Only reserve instances for long-lived infrastructure
Reserving infrastructure allows us to make a significant saving over paying for it on demand, but only if that class of infrastructure is in use over the period in which the savings are made.
The best indicator that we have of this is if that class of infrastructure has been (and, therefore, is likely to continue to be) in active use for the length of the reservation.
Given that most infrastructure reservation systems operate on a one- or three-year basis, we should only consider for reservation any infrastructure that has existed for at least one year.

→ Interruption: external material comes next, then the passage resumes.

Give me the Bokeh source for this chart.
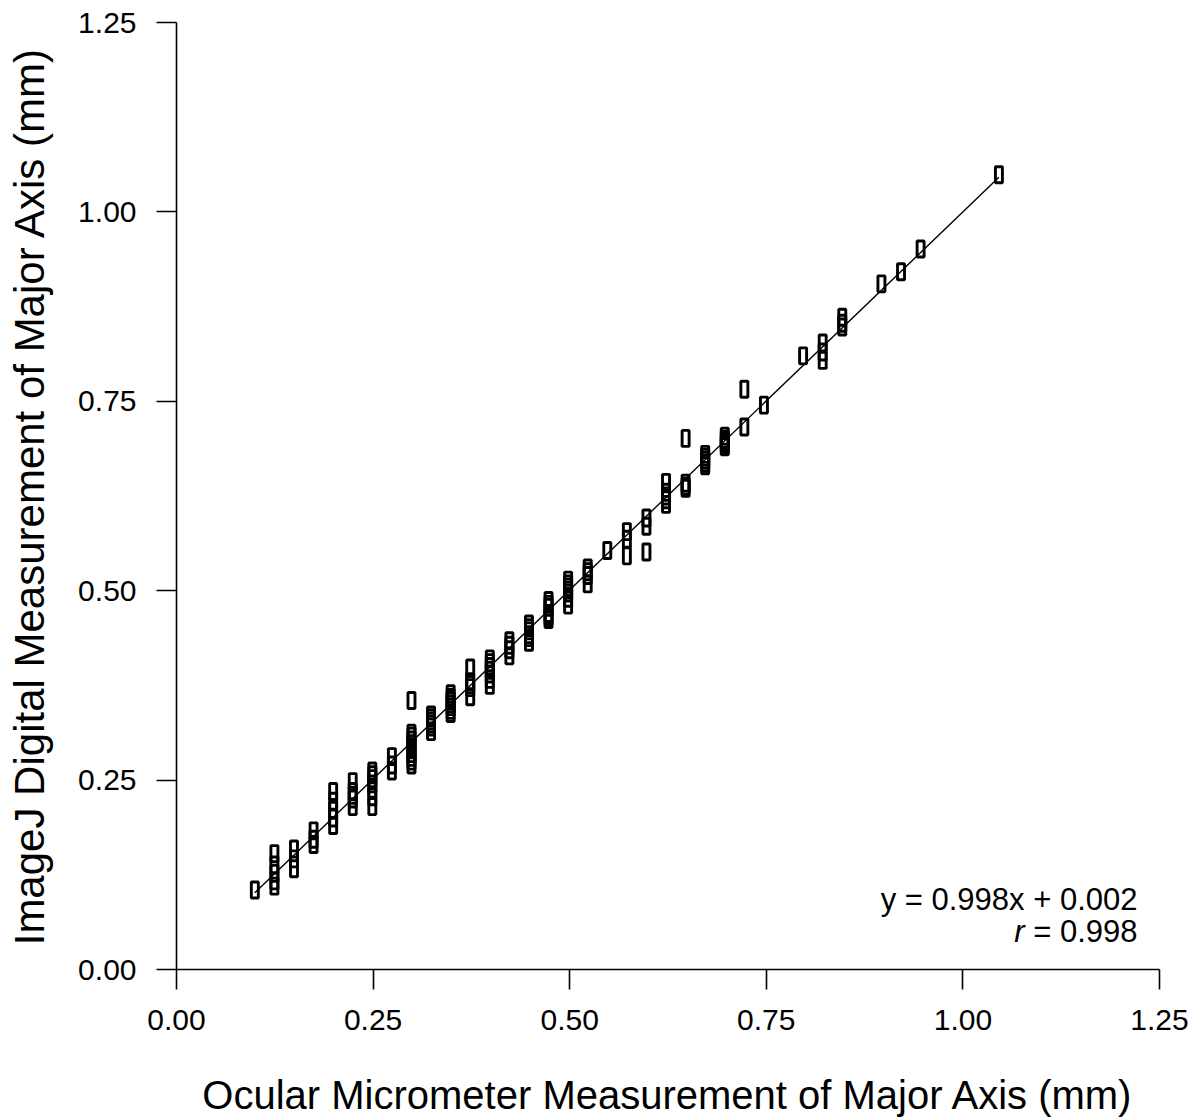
from bokeh.plotting import figure
from bokeh.models import (ColumnDataSource, Range1d, FixedTicker,
                          PrintfTickFormatter, Label)
from bokeh.embed import file_html
from bokeh.resources import INLINE

# Ocular micrometer readings (mm), one entry per column of repeated measurements
ocular_mm = [0.0996, 0.1245, 0.1494, 0.1743, 0.1992, 0.2241, 0.2490, 0.2739,
             0.2988, 0.3237, 0.3486, 0.3735, 0.3984, 0.4233, 0.4482, 0.4731,
             0.4980, 0.5229, 0.5478, 0.5727, 0.5976, 0.6225, 0.6474, 0.6723,
             0.6972, 0.7221, 0.7470, 0.7968, 0.8217, 0.8466, 0.8964, 0.9213,
             0.9462, 1.0458]

# ImageJ digital measurements (mm) taken for each ocular reading
imagej_mm = [
    [0.105],
    [0.153, 0.138, 0.127, 0.117, 0.110],
    [0.159, 0.146, 0.133],
    [0.183, 0.172, 0.165],
    [0.235, 0.222, 0.210, 0.200, 0.190],
    [0.248, 0.235, 0.230, 0.225, 0.215],
    [0.262, 0.257, 0.252, 0.245, 0.238, 0.228, 0.215],
    [0.281, 0.270, 0.262],
    [0.355, 0.312, 0.308, 0.303, 0.298, 0.294, 0.290, 0.285, 0.280, 0.275, 0.270],
    [0.336, 0.332, 0.328, 0.324, 0.320, 0.314],
    [0.364, 0.359, 0.355, 0.351, 0.347, 0.342, 0.338],
    [0.398, 0.380, 0.376, 0.372, 0.360],
    [0.410, 0.405, 0.400, 0.395, 0.390, 0.383, 0.375],
    [0.434, 0.428, 0.422, 0.414],
    [0.456, 0.451, 0.447, 0.442, 0.438, 0.432],
    [0.487, 0.482, 0.478, 0.470, 0.466, 0.462],
    [0.514, 0.509, 0.505, 0.501, 0.497, 0.490, 0.481],
    [0.530, 0.525, 0.520, 0.509],
    [0.553],
    [0.578, 0.568, 0.546],
    [0.596, 0.585, 0.551],
    [0.643, 0.630, 0.625, 0.620, 0.614],
    [0.701, 0.642, 0.638, 0.635],
    [0.680, 0.676, 0.672, 0.668, 0.665],
    [0.704, 0.700, 0.697, 0.693, 0.690],
    [0.766, 0.716],
    [0.745],
    [0.810],
    [0.827, 0.815, 0.804],
    [0.861, 0.853, 0.848],
    [0.905],
    [0.921],
    [0.951],
    [1.049],
]

# Regression reported on the chart
slope = 0.998
intercept = 0.002
r_value = 0.998

tick_values = [0.0, 0.25, 0.5, 0.75, 1.0, 1.25]

xs, ys = [], []
for xv, group in zip(ocular_mm, imagej_mm):
    for yv in group:
        xs.append(xv)
        ys.append(yv)
points = ColumnDataSource(data=dict(x=xs, y=ys))

x_fit = [min(ocular_mm), max(ocular_mm)]
fit = ColumnDataSource(data=dict(x=x_fit, y=[slope * v + intercept for v in x_fit]))

FONT = "Liberation Sans"

p = figure(width=1199, height=1119, output_backend="svg", toolbar_location=None,
           x_range=Range1d(0, 1.25), y_range=Range1d(0, 1.25),
           min_border_left=176, min_border_right=40,
           min_border_top=22, min_border_bottom=150,
           frame_width=983, frame_height=947)
p.outline_line_color = None
p.xgrid.visible = False
p.ygrid.visible = False
p.background_fill_color = "white"
p.border_fill_color = "white"

p.line("x", "y", source=fit, line_color="black", line_width=1.4)
p.rect("x", "y", width=7, height=16, width_units="screen", height_units="screen",
       source=points, fill_color=None, line_color="black", line_width=2.9)

for ax in (p.xaxis[0], p.yaxis[0]):
    ax.ticker = FixedTicker(ticks=tick_values)
    ax.formatter = PrintfTickFormatter(format="%.2f")
    ax.major_tick_out = 20
    ax.major_tick_in = 0
    ax.minor_tick_out = 0
    ax.minor_tick_in = 0
    ax.axis_line_width = 1.6
    ax.major_tick_line_width = 1.6
    ax.axis_line_color = "black"
    ax.major_tick_line_color = "black"
    ax.major_label_text_font = FONT
    ax.major_label_text_font_size = "30px"
    ax.major_label_text_color = "black"
    ax.major_label_standoff = 20
    ax.axis_label_text_font = FONT
    ax.axis_label_text_font_style = "normal"
    ax.axis_label_text_color = "black"

p.xaxis.axis_label = "Ocular Micrometer Measurement of Major Axis (mm)"
p.yaxis.axis_label = "ImageJ Digital Measurement of Major Axis (mm)"
p.xaxis.axis_label_text_font_size = "40px"
p.yaxis.axis_label_text_font_size = "42px"
p.xaxis.axis_label_standoff = 40
p.yaxis.axis_label_standoff = 22

# Regression annotation, right-aligned in the lower right corner
ann_fs = 31
ann_x = 1.222
p.add_layout(Label(x=ann_x, y=0.093, text=f"y = {slope}x + {intercept:.3f}",
                   text_align="right", text_baseline="alphabetic",
                   text_font=FONT, text_font_size=f"{ann_fs}px", text_color="black"))
p.add_layout(Label(x=ann_x, y=0.050, text=f"= {r_value}",
                   text_align="right", text_baseline="alphabetic",
                   text_font=FONT, text_font_size=f"{ann_fs}px", text_color="black"))
p.add_layout(Label(x=ann_x, y=0.050, text="r", x_offset=-3.64 * ann_fs,
                   text_align="right", text_baseline="alphabetic",
                   text_font=FONT, text_font_style="italic",
                   text_font_size=f"{ann_fs}px", text_color="black"))

open("out.html", "w").write(file_html(p, INLINE))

Allow for change without wasting reservations
Our infrastructure estate is undergoing a lot of changes at the moment, with consolidation, re-hosting, and re-architecting taking place on many fronts. This means it’s difficult to predict what infrastructure we’ll need in future, so we should only make reservations for one year at a time.

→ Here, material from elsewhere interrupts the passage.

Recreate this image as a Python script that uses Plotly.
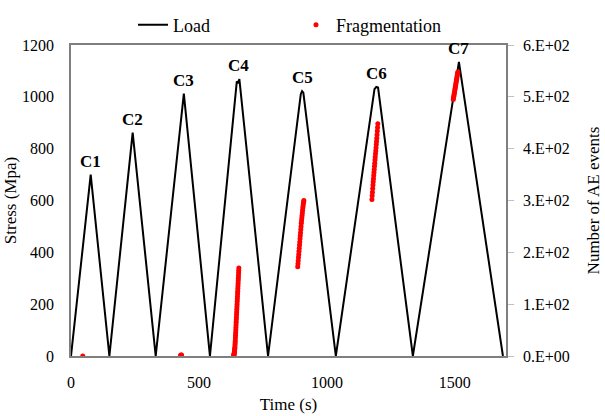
import plotly.graph_objects as go

# Load (stress) cycles
load_time = [0, 77, 150, 241, 331, 441, 543, 648, 652, 658, 770, 898, 903, 908, 1035, 1186, 1193, 1200, 1336, 1516, 1688]
load_stress = [0, 700, 0, 862, 0, 1012, 0, 1060, 1052, 1068, 0, 1010, 1022, 1016, 0, 1030, 1038, 1036, 0, 1135, 0]

# Fragmentation AE events (cumulative counts)
frag_time = [46,
             428, 430, 432,
             636, 636.5, 637, 637.5, 638, 638.5, 639, 639.5, 640, 640.5, 641, 641.5, 642, 642.5, 643, 643.5,
             644, 644.5, 645, 645.5, 646, 646.5, 647, 647.5, 648, 648.5, 649, 649.5, 650, 650.5, 651, 651.5,
             652, 652.5, 653, 653.5, 654, 654.5, 655, 655.5, 656,
             886, 887, 888, 889, 890, 891, 892, 893, 894, 895, 896, 897, 898, 899, 900, 901, 902, 903, 904, 905, 906, 907, 908, 909, 910,
             1176, 1177, 1178, 1179, 1180, 1181, 1182, 1183, 1184, 1185, 1186, 1187, 1188, 1189, 1190, 1191, 1192, 1193, 1194, 1195, 1196, 1197, 1198, 1199,
             1494, 1495, 1496, 1497, 1498, 1499, 1500, 1501, 1502, 1503, 1504, 1505, 1506, 1507, 1508, 1509, 1510, 1511, 1512]
frag_count = [0,
              1, 2, 2,
              1, 2, 3, 5, 6, 8, 10, 12, 15, 18, 22, 26, 30, 35, 40, 45,
              50, 55, 60, 65, 70, 75, 80, 85, 90, 95, 100, 105, 110, 115, 120, 125,
              130, 135, 140, 145, 150, 155, 160, 165, 170,
              172, 178, 184, 190, 196, 202, 208, 214, 220, 226, 232, 238, 244, 250, 256, 261, 266, 271, 276, 281, 286, 290, 294, 297, 300,
              302, 309, 316, 323, 330, 336, 342, 348, 354, 360, 366, 372, 378, 384, 390, 396, 402, 408, 414, 420, 427, 434, 441, 448,
              495, 498, 501, 504, 507, 510, 513, 516, 519, 522, 525, 528, 531, 534, 537, 540, 543, 546, 548]

cycle_labels = ["C1", "C2", "C3", "C4", "C5", "C6", "C7"]
peak_time = [77, 241, 441, 655, 905, 1193, 1516]
peak_stress = [700, 862, 1012, 1068, 1022, 1038, 1135]

left_ticks = [0, 200, 400, 600, 800, 1000, 1200]
right_ticks = [0, 100, 200, 300, 400, 500, 600]
right_ticktext = ["0.E+00", "1.E+02", "2.E+02", "3.E+02", "4.E+02", "5.E+02", "6.E+02"]
x_ticks = [0, 500, 1000, 1500]

FONT = "Liberation Serif"
AX = "#7f7f7f"

fig = go.Figure()
fig.add_trace(go.Scatter(x=load_time, y=load_stress, mode="lines", name="Load",
                         line=dict(color="black", width=2)))
fig.add_trace(go.Scatter(x=frag_time, y=frag_count, mode="markers", name="Fragmentation",
                         marker=dict(color="#ff0000", size=5), yaxis="y2"))

for lab, t, s in zip(cycle_labels, peak_time, peak_stress):
    fig.add_annotation(x=t, y=s, text="<b>" + lab + "</b>", showarrow=False,
                       yanchor="bottom", yshift=2, font=dict(family=FONT, size=17, color="black"))

fig.update_layout(
    width=605, height=416,
    margin=dict(l=71, r=99, t=45, b=60, autoexpand=False),
    paper_bgcolor="white", plot_bgcolor="white",
    font=dict(family=FONT, size=16, color="black"),
    showlegend=True,
    legend=dict(orientation="h", x=0.1425, xanchor="left", y=1.064, yanchor="middle",
                font=dict(family=FONT, size=18), entrywidth=118, bgcolor="rgba(0,0,0,0)"),
    xaxis=dict(range=[0, 1700], tickvals=x_ticks, showgrid=False, zeroline=False,
               showline=True, linecolor=AX, linewidth=1.5, mirror=True,
               ticks="", ticklabelstandoff=11, automargin=False,
               title=dict(text="Time (s)", standoff=8, font=dict(size=17))),
    yaxis=dict(range=[0, 1200], tickvals=left_ticks, showgrid=False, zeroline=False,
               showline=True, linecolor=AX, linewidth=1.5,
               ticks="", ticklabelstandoff=12, automargin=False,
               title=dict(text="Stress (Mpa)", standoff=1, font=dict(size=17))),
    yaxis2=dict(range=[0, 600], tickvals=right_ticks, ticktext=right_ticktext,
                overlaying="y", side="right", showgrid=False, zeroline=False,
                showline=True, linecolor=AX, linewidth=1.5, automargin=False,
                ticks="outside", ticklen=6, tickcolor="#bfbfbf", ticklabelstandoff=6,
                title=dict(text="Number of AE events", standoff=18, font=dict(size=17))),
)

fig.write_html("out.html", config={"displayModeBar": False},
               post_script="document.body.style.margin='0px';")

In addition, to avoid reserving infrastructure that we end up not needing as a result of those changes, we should only reserve up to 70% of the infrastructure we’d consider for reservation.
Teams provisioning infrastructure should ensure they can easily change instance types within a given family, to allow ease of upgrading to more cost-efficient instance types within that family, should the need arise.
Only reserve non-production infrastructure if it can’t easily be switched off
All our systems should be able to scale up and down according to the demand for them at any given moment, so we’re only paying for infrastructure when it’s in active use. By extension, that means that all non-production infrastructure should be able to be entirely switched off outside business hours.
To that end, teams should work to allow non-production infrastructure to be switched off out of hours before it is considered for reservation.
If, after this work is done, the non-production infrastructure is actively used for more than a year, and is expected to remain so, we should consider using “scheduled” reserved instances for infrastructure that can be switched off out of hours.
Non-production infrastructure that is too difficult (or costly) to make able to be switched off out of hours may be considered for reservation if it is expected to be required long term.
Don’t use reserved instances to guarantee capacity
While it’s appealing to reserve capacity to ensure the provider guarantees that capacity will be available, the MOJ are currently not working at a scale that warrants this level of guarantee. Rather, we should emphasise flexibility of deployment, and services ability to redeploy into other environments, and optimising costs when we do so.